Data provided ::
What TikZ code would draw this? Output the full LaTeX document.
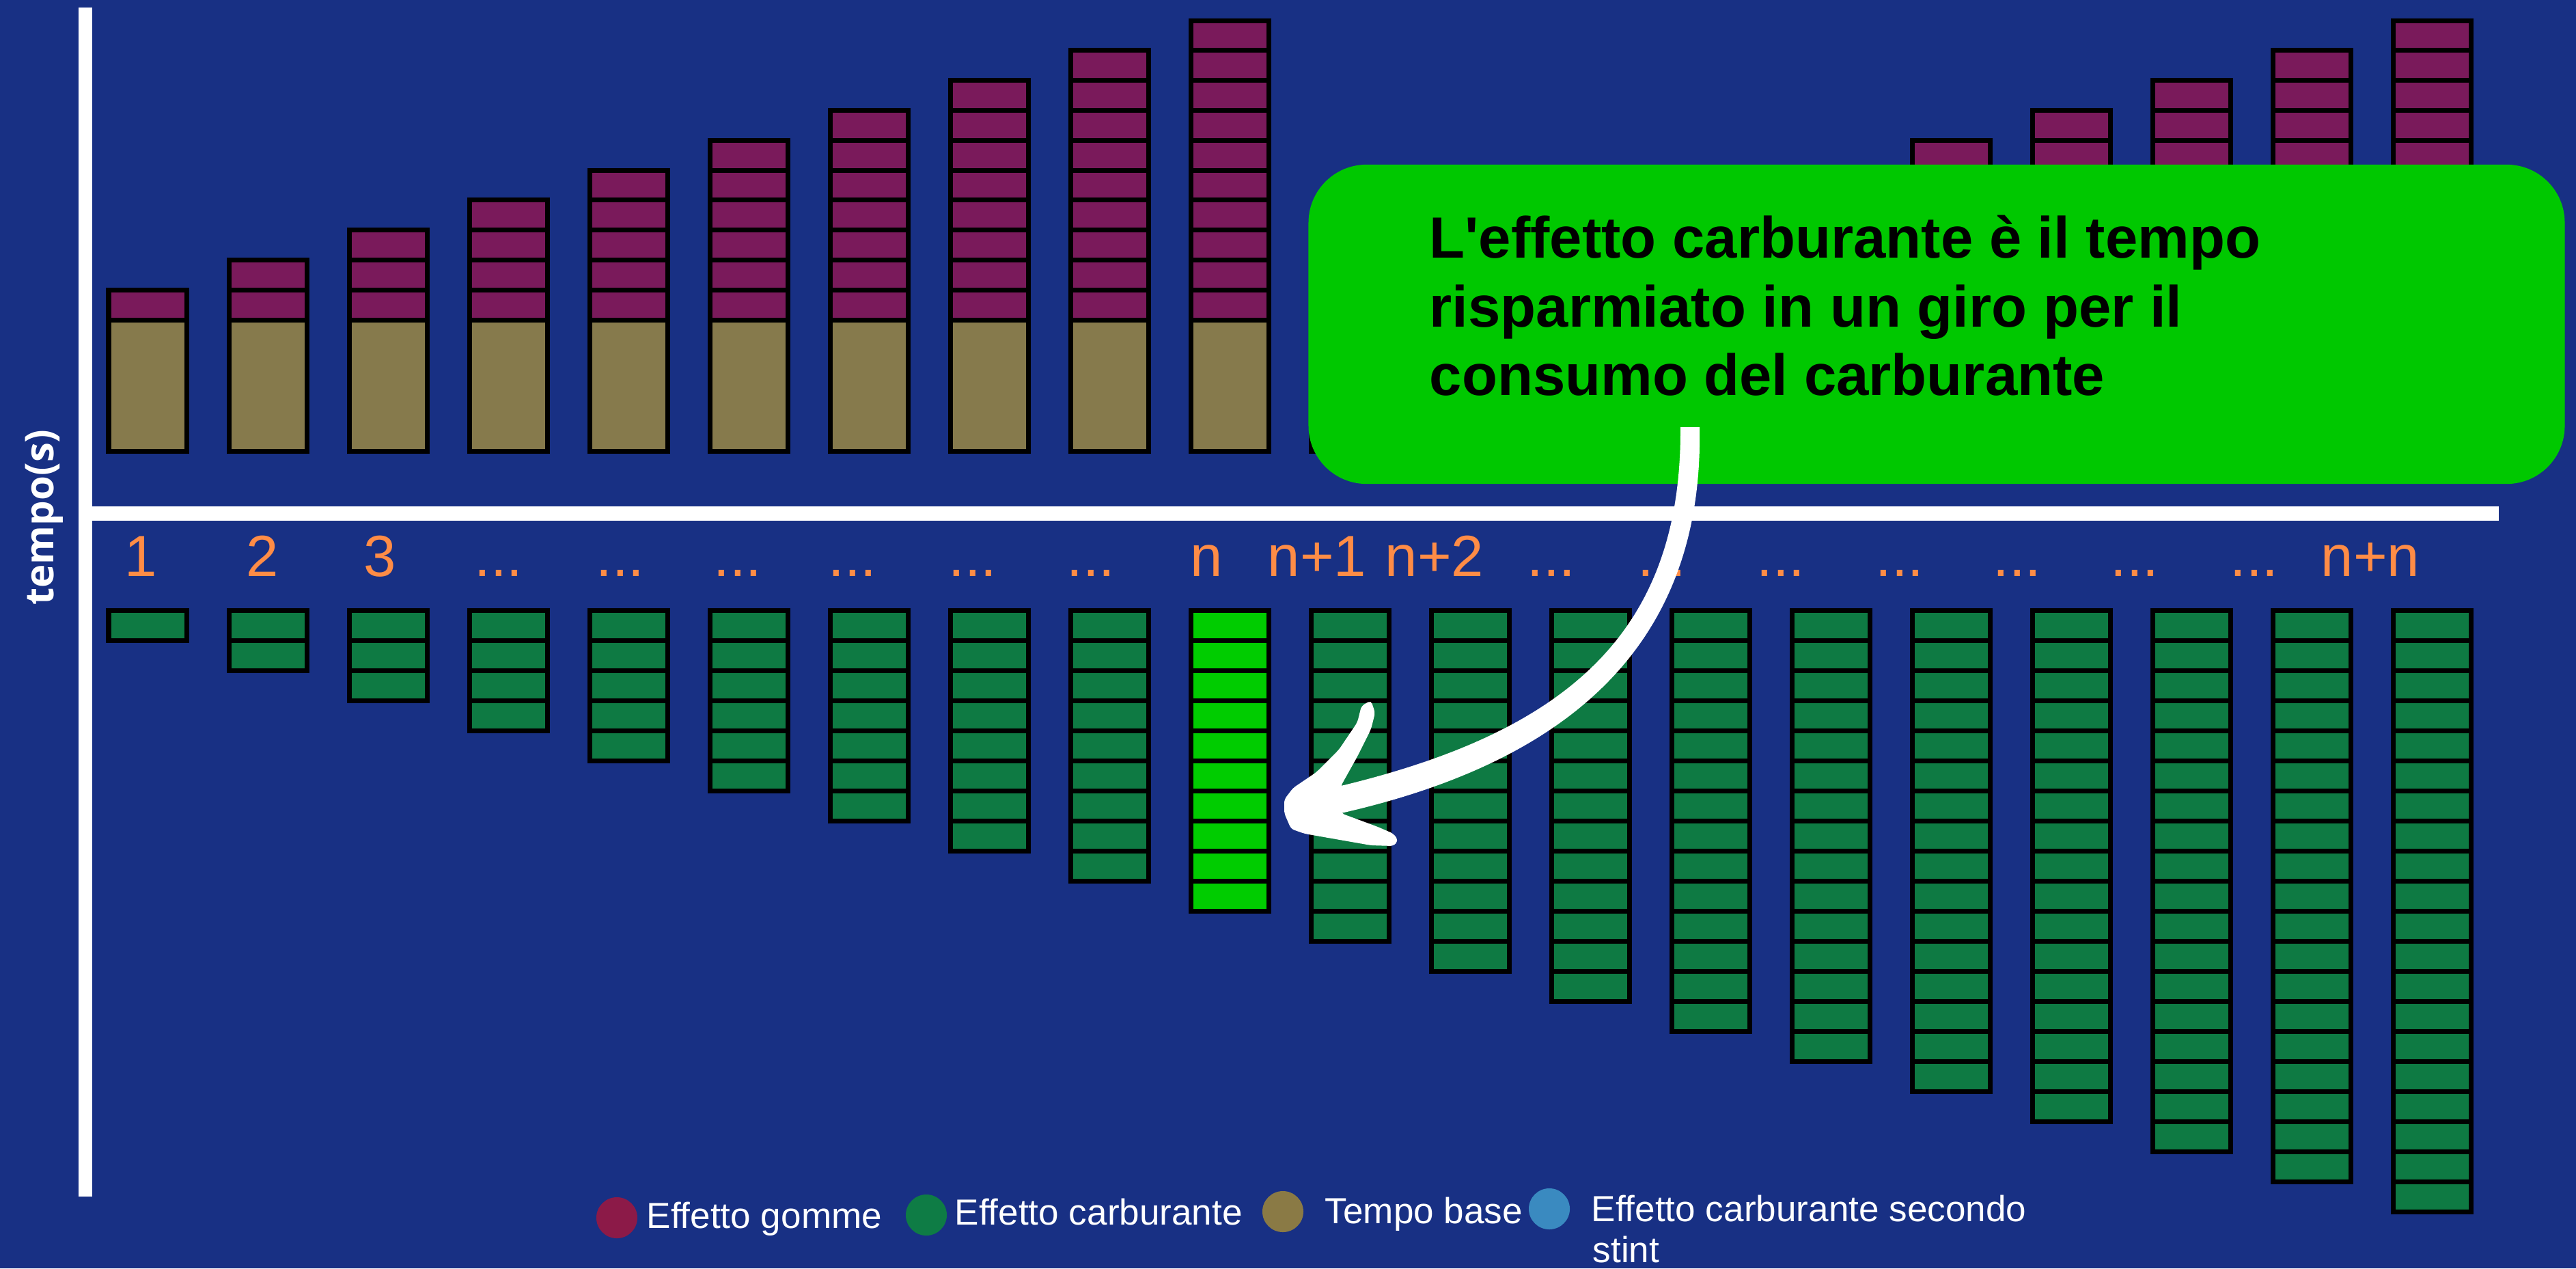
\documentclass[tikz,border=0pt]{standalone}
\usepackage{fontspec}
\setmainfont{Liberation Sans}
\newfontfamily\callfont{Liberation Sans}[Ligatures=TeXOff]
\newfontfamily\axisfont{Open Sans}
\usetikzlibrary{calc}
\definecolor{bgblue}{RGB}{24,48,132}
\definecolor{purplecell}{RGB}{122,26,91}
\definecolor{tanbase}{RGB}{134,122,76}
\definecolor{greencell}{RGB}{14,122,67}
\definecolor{brightgreen}{RGB}{0,204,0}
\definecolor{calloutgreen}{RGB}{0,200,0}
\definecolor{labelorange}{RGB}{255,140,70}
\definecolor{leggomme}{RGB}{140,26,72}
\definecolor{legcarb}{RGB}{14,124,69}
\definecolor{legtempo}{RGB}{138,122,69}
\definecolor{legsecondo}{RGB}{58,138,192}
\def\tdots{...}
\begin{document}
\begin{tikzpicture}[x=0.01cm,y=-0.01cm,
  cell/.style={draw=black,line width=0.07cm},
  lapnum/.style={text=labelorange,font=\fontsize{24.2pt}{29pt}\selectfont,anchor=base,inner sep=0},
  calltext/.style={text=black,font=\callfont\bfseries\fontsize{24.2pt}{29pt}\selectfont,anchor=base west,inner sep=0},
  legtext/.style={text=white,font=\fontsize{15.1pt}{18pt}\selectfont,anchor=base west,inner sep=0},
  legdot/.style={circle,minimum size=0.6cm,inner sep=0},
  axisline/.style={fill=white},
]
\fill[bgblue] (0,0) rectangle (3771,1856);
\useasboundingbox (0,0) rectangle (3771,1856);

% axes
\fill[axisline] (115,11) rectangle (135,1751);
\fill[axisline] (135,741) rectangle (3658,762);
\node[rotate=90,text=white,font=\axisfont\bfseries\fontsize{16.5pt}{20pt}\selectfont,inner sep=0] (ylabel) at (65,757) {tempo(s)};

% top bars (base time + tyre effect)
\foreach \i in {1,...,20} {
  \pgfmathsetmacro\cx{216+176*(\i-1)}
  \pgfmathtruncatemacro\np{\i>10 ? \i-10 : \i}
  \filldraw[cell,fill=tanbase] (\cx-57,468) rectangle (\cx+57,660);
  \foreach \k in {1,...,\np} {
    \filldraw[cell,fill=purplecell] (\cx-57,{468-43.8*\k}) rectangle (\cx+57,{468-43.8*(\k-1)});
  }
}

% bottom bars (fuel effect)
\foreach \i in {1,...,20} {
  \pgfmathsetmacro\cx{216+176*(\i-1)}
  \ifnum\i=10 \def\fc{brightgreen}\else\def\fc{greencell}\fi
  \foreach \k in {1,...,\i} {
    \filldraw[cell,fill=\fc] (\cx-57,{893+44*(\k-1)}) rectangle (\cx+57,{893+44*\k});
  }
}

% lap labels
\foreach \x/\t [count=\j] in {206/1,384/2,556/3,730/\tdots,908/\tdots,1080/\tdots,1248/\tdots,1424/\tdots,1597/\tdots,1766/n,1928/n+1,2100/n+2,2271/\tdots,2433/\tdots,2607/\tdots,2781/\tdots,2953/\tdots,3125/\tdots,3300/\tdots,3470/n+n} {
  \node[lapnum] (lab\j) at (\x,843) {\t};
}

% callout
\node[fill=calloutgreen,rounded corners=0.85cm,minimum width=18.38cm,minimum height=4.67cm,inner sep=0] (callout) at (2835,474.5) {};
\node[calltext] (ct1) at (2092,377) {L'effetto carburante è il tempo};
\node[calltext] (ct2) at (2092,478) {risparmiato in un giro per il};
\node[calltext] (ct3) at (2092,578) {consumo del carburante};

% arrow
\coordinate (arrowstart) at (2474,628);
\coordinate (arrowtip) at (1880,1190);
\fill[white] ($(arrowstart)+(-14,-3)$) .. controls (2462,925) and (2295,1070) .. (1963,1150)
  -- (1963,1190) .. controls (2308,1112) and (2494,935) .. ($(arrowstart)+(14,-3)$) -- cycle;
\fill[white,rounded corners=0.05cm] (2007,1025) -- (1993,1033) -- (1987,1057) -- (1960,1097) -- (1927,1130)
  -- (1893,1153) -- (1880,1170) -- (arrowtip) -- (1890,1213) -- (1910,1220) -- (1967,1230) -- (2007,1237)
  -- (2040,1238) -- (2047,1230) -- (2040,1220) -- (2017,1210) -- (1990,1200) -- (1963,1190) -- (1963,1150)
  -- (1987,1107) -- (2007,1067) -- (2013,1043) -- cycle;

% legend
\node[legdot,fill=leggomme] (dot1) at (903,1782) {};
\node[legtext] (leg1) at (946,1797) {Effetto gomme};
\node[legdot,fill=legcarb] (dot2) at (1356,1778) {};
\node[legtext] (leg2) at (1397,1792) {Effetto carburante};
\node[legdot,fill=legtempo] (dot3) at (1878,1773) {};
\node[legtext] (leg3) at (1939,1790) {Tempo base};
\node[legdot,fill=legsecondo] (dot4) at (2268,1769) {};
\node[legtext] (leg4) at (2329,1787) {Effetto carburante secondo};
\node[legtext] (leg5) at (2331,1847) {stint};
\end{tikzpicture}
\end{document}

Task to complete :: The listing above must be printed again exactly, minus its pictures.

Exercise response ::
What TikZ code would draw this? Output the full LaTeX document.
\documentclass[tikz,border=0pt]{standalone}
\usepackage{fontspec}
\setmainfont{Liberation Sans}
\newfontfamily\callfont{Liberation Sans}[Ligatures=TeXOff]
\newfontfamily\axisfont{Open Sans}
\usetikzlibrary{calc}
\definecolor{bgblue}{RGB}{24,48,132}
\definecolor{purplecell}{RGB}{122,26,91}
\definecolor{tanbase}{RGB}{134,122,76}
\definecolor{greencell}{RGB}{14,122,67}
\definecolor{brightgreen}{RGB}{0,204,0}
\definecolor{calloutgreen}{RGB}{0,200,0}
\definecolor{labelorange}{RGB}{255,140,70}
\definecolor{leggomme}{RGB}{140,26,72}
\definecolor{legcarb}{RGB}{14,124,69}
\definecolor{legtempo}{RGB}{138,122,69}
\definecolor{legsecondo}{RGB}{58,138,192}
\def\tdots{...}
\begin{document}
\begin{tikzpicture}[x=0.01cm,y=-0.01cm,
  cell/.style={draw=black,line width=0.07cm},
  lapnum/.style={text=labelorange,font=\fontsize{24.2pt}{29pt}\selectfont,anchor=base,inner sep=0},
  calltext/.style={text=black,font=\callfont\bfseries\fontsize{24.2pt}{29pt}\selectfont,anchor=base west,inner sep=0},
  legtext/.style={text=white,font=\fontsize{15.1pt}{18pt}\selectfont,anchor=base west,inner sep=0},
  legdot/.style={circle,minimum size=0.6cm,inner sep=0},
  axisline/.style={fill=white},
]
\fill[bgblue] (0,0) rectangle (3771,1856);
\useasboundingbox (0,0) rectangle (3771,1856);

% axes
\fill[axisline] (115,11) rectangle (135,1751);
\fill[axisline] (135,741) rectangle (3658,762);
\node[rotate=90,text=white,font=\axisfont\bfseries\fontsize{16.5pt}{20pt}\selectfont,inner sep=0] (ylabel) at (65,757) {tempo(s)};

% top bars (base time + tyre effect)
\foreach \i in {1,...,20} {
  \pgfmathsetmacro\cx{216+176*(\i-1)}
  \pgfmathtruncatemacro\np{\i>10 ? \i-10 : \i}
  \filldraw[cell,fill=tanbase] (\cx-57,468) rectangle (\cx+57,660);
  \foreach \k in {1,...,\np} {
    \filldraw[cell,fill=purplecell] (\cx-57,{468-43.8*\k}) rectangle (\cx+57,{468-43.8*(\k-1)});
  }
}

% bottom bars (fuel effect)
\foreach \i in {1,...,20} {
  \pgfmathsetmacro\cx{216+176*(\i-1)}
  \ifnum\i=10 \def\fc{brightgreen}\else\def\fc{greencell}\fi
  \foreach \k in {1,...,\i} {
    \filldraw[cell,fill=\fc] (\cx-57,{893+44*(\k-1)}) rectangle (\cx+57,{893+44*\k});
  }
}

% lap labels
\foreach \x/\t [count=\j] in {206/1,384/2,556/3,730/\tdots,908/\tdots,1080/\tdots,1248/\tdots,1424/\tdots,1597/\tdots,1766/n,1928/n+1,2100/n+2,2271/\tdots,2433/\tdots,2607/\tdots,2781/\tdots,2953/\tdots,3125/\tdots,3300/\tdots,3470/n+n} {
  \node[lapnum] (lab\j) at (\x,843) {\t};
}

% callout
\node[fill=calloutgreen,rounded corners=0.85cm,minimum width=18.38cm,minimum height=4.67cm,inner sep=0] (callout) at (2835,474.5) {};
\node[calltext] (ct1) at (2092,377) {L'effetto carburante è il tempo};
\node[calltext] (ct2) at (2092,478) {risparmiato in un giro per il};
\node[calltext] (ct3) at (2092,578) {consumo del carburante};

% arrow
\coordinate (arrowstart) at (2474,628);
\coordinate (arrowtip) at (1880,1190);
\fill[white] ($(arrowstart)+(-14,-3)$) .. controls (2462,925) and (2295,1070) .. (1963,1150)
  -- (1963,1190) .. controls (2308,1112) and (2494,935) .. ($(arrowstart)+(14,-3)$) -- cycle;
\fill[white,rounded corners=0.05cm] (2007,1025) -- (1993,1033) -- (1987,1057) -- (1960,1097) -- (1927,1130)
  -- (1893,1153) -- (1880,1170) -- (arrowtip) -- (1890,1213) -- (1910,1220) -- (1967,1230) -- (2007,1237)
  -- (2040,1238) -- (2047,1230) -- (2040,1220) -- (2017,1210) -- (1990,1200) -- (1963,1190) -- (1963,1150)
  -- (1987,1107) -- (2007,1067) -- (2013,1043) -- cycle;

% legend
\node[legdot,fill=leggomme] (dot1) at (903,1782) {};
\node[legtext] (leg1) at (946,1797) {Effetto gomme};
\node[legdot,fill=legcarb] (dot2) at (1356,1778) {};
\node[legtext] (leg2) at (1397,1792) {Effetto carburante};
\node[legdot,fill=legtempo] (dot3) at (1878,1773) {};
\node[legtext] (leg3) at (1939,1790) {Tempo base};
\node[legdot,fill=legsecondo] (dot4) at (2268,1769) {};
\node[legtext] (leg4) at (2329,1787) {Effetto carburante secondo};
\node[legtext] (leg5) at (2331,1847) {stint};
\end{tikzpicture}
\end{document}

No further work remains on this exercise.